Task requirements
Copy exactly the lines from the start of the material through the line with "0.75, 0.7, 0.7, 0.7, 0.7, 0.7, 0.7, 0.75]". Pictures stay out of the copy.

Data provided
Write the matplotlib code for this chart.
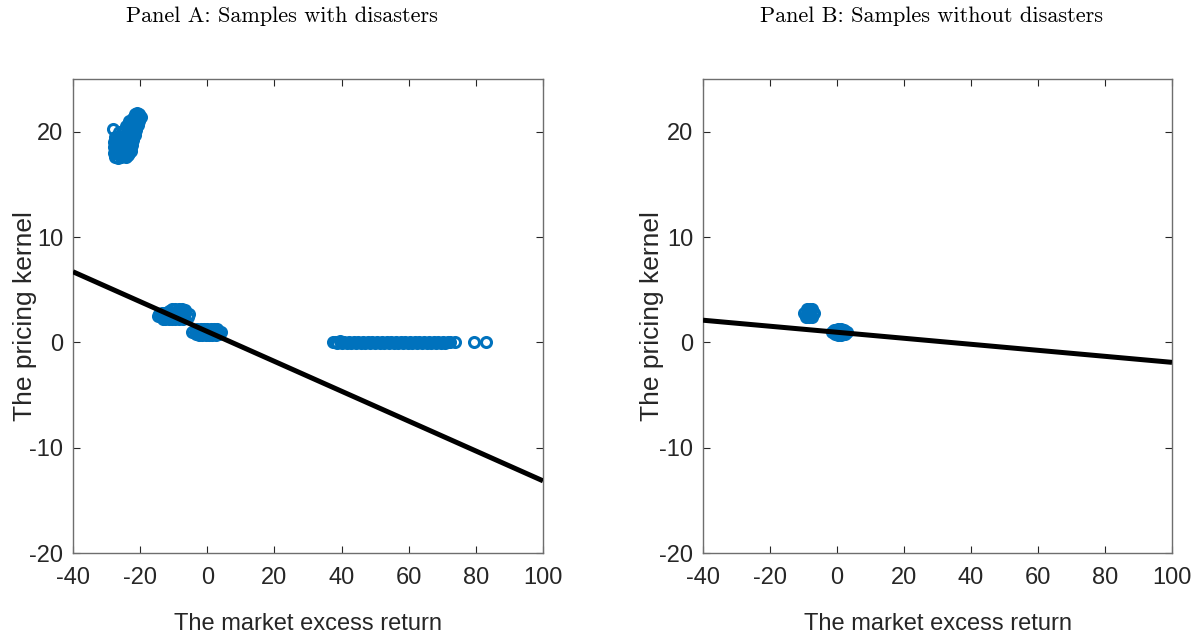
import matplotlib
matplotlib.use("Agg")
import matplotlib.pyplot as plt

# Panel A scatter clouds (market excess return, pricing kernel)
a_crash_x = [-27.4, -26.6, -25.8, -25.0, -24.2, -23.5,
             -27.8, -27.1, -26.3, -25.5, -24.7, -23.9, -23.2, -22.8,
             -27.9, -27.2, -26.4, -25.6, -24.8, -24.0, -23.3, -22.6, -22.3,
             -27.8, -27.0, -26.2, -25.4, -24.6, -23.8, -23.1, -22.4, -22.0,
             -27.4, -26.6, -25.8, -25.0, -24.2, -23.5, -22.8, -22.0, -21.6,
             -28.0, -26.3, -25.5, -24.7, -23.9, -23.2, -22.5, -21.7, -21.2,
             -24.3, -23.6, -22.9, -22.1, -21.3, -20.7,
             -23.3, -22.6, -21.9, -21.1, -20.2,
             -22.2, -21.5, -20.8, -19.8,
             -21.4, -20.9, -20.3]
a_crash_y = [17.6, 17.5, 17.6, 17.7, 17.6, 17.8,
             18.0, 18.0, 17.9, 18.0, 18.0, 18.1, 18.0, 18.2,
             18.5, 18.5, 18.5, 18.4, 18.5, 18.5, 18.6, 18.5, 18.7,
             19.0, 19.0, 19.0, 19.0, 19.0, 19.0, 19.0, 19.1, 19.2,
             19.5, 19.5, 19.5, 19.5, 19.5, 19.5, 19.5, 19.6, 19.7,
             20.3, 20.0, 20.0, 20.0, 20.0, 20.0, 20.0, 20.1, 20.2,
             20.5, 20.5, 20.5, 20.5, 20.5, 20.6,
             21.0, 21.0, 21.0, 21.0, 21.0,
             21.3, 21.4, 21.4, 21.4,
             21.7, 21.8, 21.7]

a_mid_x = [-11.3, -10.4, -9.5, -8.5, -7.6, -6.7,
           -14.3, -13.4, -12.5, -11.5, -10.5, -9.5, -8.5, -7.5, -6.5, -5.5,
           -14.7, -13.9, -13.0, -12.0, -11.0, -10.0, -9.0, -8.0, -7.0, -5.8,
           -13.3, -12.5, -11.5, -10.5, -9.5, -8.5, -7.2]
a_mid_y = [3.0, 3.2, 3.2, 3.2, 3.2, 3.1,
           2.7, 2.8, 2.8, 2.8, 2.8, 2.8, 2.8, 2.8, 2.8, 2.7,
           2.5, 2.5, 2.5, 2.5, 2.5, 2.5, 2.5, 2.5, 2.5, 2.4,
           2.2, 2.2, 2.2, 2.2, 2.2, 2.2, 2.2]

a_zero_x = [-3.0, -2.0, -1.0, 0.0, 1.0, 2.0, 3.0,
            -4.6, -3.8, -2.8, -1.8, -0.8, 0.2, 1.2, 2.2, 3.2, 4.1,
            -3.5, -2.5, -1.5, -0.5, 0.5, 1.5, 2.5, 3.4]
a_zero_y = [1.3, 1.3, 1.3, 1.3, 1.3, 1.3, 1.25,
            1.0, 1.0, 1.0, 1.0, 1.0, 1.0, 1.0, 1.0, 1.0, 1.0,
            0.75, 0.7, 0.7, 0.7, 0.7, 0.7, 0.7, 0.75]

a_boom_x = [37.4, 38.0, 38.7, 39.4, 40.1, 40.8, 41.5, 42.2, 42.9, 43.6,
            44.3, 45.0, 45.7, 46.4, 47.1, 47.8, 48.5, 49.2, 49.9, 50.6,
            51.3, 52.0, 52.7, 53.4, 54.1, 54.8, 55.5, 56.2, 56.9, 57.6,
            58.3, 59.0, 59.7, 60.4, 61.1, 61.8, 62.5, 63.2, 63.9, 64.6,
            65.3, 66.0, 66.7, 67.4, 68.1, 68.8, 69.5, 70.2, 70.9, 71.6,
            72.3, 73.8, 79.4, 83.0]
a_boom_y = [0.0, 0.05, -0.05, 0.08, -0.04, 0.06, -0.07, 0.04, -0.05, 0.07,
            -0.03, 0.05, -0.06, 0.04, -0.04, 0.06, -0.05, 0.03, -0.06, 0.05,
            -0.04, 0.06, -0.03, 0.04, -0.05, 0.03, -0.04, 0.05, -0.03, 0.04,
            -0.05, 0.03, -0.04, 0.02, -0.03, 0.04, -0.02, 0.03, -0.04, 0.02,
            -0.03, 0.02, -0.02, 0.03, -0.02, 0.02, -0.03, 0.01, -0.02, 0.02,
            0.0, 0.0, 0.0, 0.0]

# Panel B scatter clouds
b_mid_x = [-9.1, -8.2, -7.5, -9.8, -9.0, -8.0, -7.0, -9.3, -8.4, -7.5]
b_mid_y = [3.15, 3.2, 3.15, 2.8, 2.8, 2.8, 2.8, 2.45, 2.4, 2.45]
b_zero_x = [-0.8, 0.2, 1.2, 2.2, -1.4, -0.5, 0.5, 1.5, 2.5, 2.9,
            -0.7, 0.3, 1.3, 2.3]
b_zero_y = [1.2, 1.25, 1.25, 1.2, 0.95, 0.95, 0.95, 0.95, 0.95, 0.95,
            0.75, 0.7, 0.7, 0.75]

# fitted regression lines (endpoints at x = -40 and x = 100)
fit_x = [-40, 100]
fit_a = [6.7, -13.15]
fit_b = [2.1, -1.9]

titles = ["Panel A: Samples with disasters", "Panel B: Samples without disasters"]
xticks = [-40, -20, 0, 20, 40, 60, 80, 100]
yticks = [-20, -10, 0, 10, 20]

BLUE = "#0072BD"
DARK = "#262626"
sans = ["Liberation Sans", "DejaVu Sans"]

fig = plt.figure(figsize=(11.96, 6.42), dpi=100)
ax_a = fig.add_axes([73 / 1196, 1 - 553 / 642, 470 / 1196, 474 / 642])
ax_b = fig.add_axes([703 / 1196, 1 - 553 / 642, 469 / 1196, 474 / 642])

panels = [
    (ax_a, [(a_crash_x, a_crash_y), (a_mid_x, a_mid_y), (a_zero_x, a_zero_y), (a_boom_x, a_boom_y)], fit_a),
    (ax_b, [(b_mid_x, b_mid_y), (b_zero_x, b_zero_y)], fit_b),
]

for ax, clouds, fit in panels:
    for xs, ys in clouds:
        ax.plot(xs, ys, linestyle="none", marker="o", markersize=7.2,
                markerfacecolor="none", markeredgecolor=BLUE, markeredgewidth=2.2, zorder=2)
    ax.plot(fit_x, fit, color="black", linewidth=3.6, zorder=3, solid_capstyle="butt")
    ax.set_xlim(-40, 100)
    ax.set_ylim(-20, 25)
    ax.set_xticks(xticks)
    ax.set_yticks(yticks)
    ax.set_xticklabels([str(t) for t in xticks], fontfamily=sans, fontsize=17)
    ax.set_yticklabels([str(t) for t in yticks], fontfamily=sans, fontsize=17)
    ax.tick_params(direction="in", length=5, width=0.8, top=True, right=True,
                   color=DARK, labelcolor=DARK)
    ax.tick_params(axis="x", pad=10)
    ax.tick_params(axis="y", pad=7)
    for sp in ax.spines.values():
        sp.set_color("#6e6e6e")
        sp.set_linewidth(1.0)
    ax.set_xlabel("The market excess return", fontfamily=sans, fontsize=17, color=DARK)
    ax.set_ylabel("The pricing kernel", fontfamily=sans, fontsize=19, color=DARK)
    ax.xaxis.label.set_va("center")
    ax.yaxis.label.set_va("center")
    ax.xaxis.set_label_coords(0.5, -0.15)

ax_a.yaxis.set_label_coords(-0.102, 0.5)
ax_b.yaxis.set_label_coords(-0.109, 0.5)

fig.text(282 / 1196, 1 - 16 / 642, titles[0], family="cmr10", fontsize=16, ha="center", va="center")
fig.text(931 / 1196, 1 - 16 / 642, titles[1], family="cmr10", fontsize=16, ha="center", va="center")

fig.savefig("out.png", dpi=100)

Written answer
Write the matplotlib code for this chart.
import matplotlib
matplotlib.use("Agg")
import matplotlib.pyplot as plt

# Panel A scatter clouds (market excess return, pricing kernel)
a_crash_x = [-27.4, -26.6, -25.8, -25.0, -24.2, -23.5,
             -27.8, -27.1, -26.3, -25.5, -24.7, -23.9, -23.2, -22.8,
             -27.9, -27.2, -26.4, -25.6, -24.8, -24.0, -23.3, -22.6, -22.3,
             -27.8, -27.0, -26.2, -25.4, -24.6, -23.8, -23.1, -22.4, -22.0,
             -27.4, -26.6, -25.8, -25.0, -24.2, -23.5, -22.8, -22.0, -21.6,
             -28.0, -26.3, -25.5, -24.7, -23.9, -23.2, -22.5, -21.7, -21.2,
             -24.3, -23.6, -22.9, -22.1, -21.3, -20.7,
             -23.3, -22.6, -21.9, -21.1, -20.2,
             -22.2, -21.5, -20.8, -19.8,
             -21.4, -20.9, -20.3]
a_crash_y = [17.6, 17.5, 17.6, 17.7, 17.6, 17.8,
             18.0, 18.0, 17.9, 18.0, 18.0, 18.1, 18.0, 18.2,
             18.5, 18.5, 18.5, 18.4, 18.5, 18.5, 18.6, 18.5, 18.7,
             19.0, 19.0, 19.0, 19.0, 19.0, 19.0, 19.0, 19.1, 19.2,
             19.5, 19.5, 19.5, 19.5, 19.5, 19.5, 19.5, 19.6, 19.7,
             20.3, 20.0, 20.0, 20.0, 20.0, 20.0, 20.0, 20.1, 20.2,
             20.5, 20.5, 20.5, 20.5, 20.5, 20.6,
             21.0, 21.0, 21.0, 21.0, 21.0,
             21.3, 21.4, 21.4, 21.4,
             21.7, 21.8, 21.7]

a_mid_x = [-11.3, -10.4, -9.5, -8.5, -7.6, -6.7,
           -14.3, -13.4, -12.5, -11.5, -10.5, -9.5, -8.5, -7.5, -6.5, -5.5,
           -14.7, -13.9, -13.0, -12.0, -11.0, -10.0, -9.0, -8.0, -7.0, -5.8,
           -13.3, -12.5, -11.5, -10.5, -9.5, -8.5, -7.2]
a_mid_y = [3.0, 3.2, 3.2, 3.2, 3.2, 3.1,
           2.7, 2.8, 2.8, 2.8, 2.8, 2.8, 2.8, 2.8, 2.8, 2.7,
           2.5, 2.5, 2.5, 2.5, 2.5, 2.5, 2.5, 2.5, 2.5, 2.4,
           2.2, 2.2, 2.2, 2.2, 2.2, 2.2, 2.2]

a_zero_x = [-3.0, -2.0, -1.0, 0.0, 1.0, 2.0, 3.0,
            -4.6, -3.8, -2.8, -1.8, -0.8, 0.2, 1.2, 2.2, 3.2, 4.1,
            -3.5, -2.5, -1.5, -0.5, 0.5, 1.5, 2.5, 3.4]
a_zero_y = [1.3, 1.3, 1.3, 1.3, 1.3, 1.3, 1.25,
            1.0, 1.0, 1.0, 1.0, 1.0, 1.0, 1.0, 1.0, 1.0, 1.0,
            0.75, 0.7, 0.7, 0.7, 0.7, 0.7, 0.7, 0.75]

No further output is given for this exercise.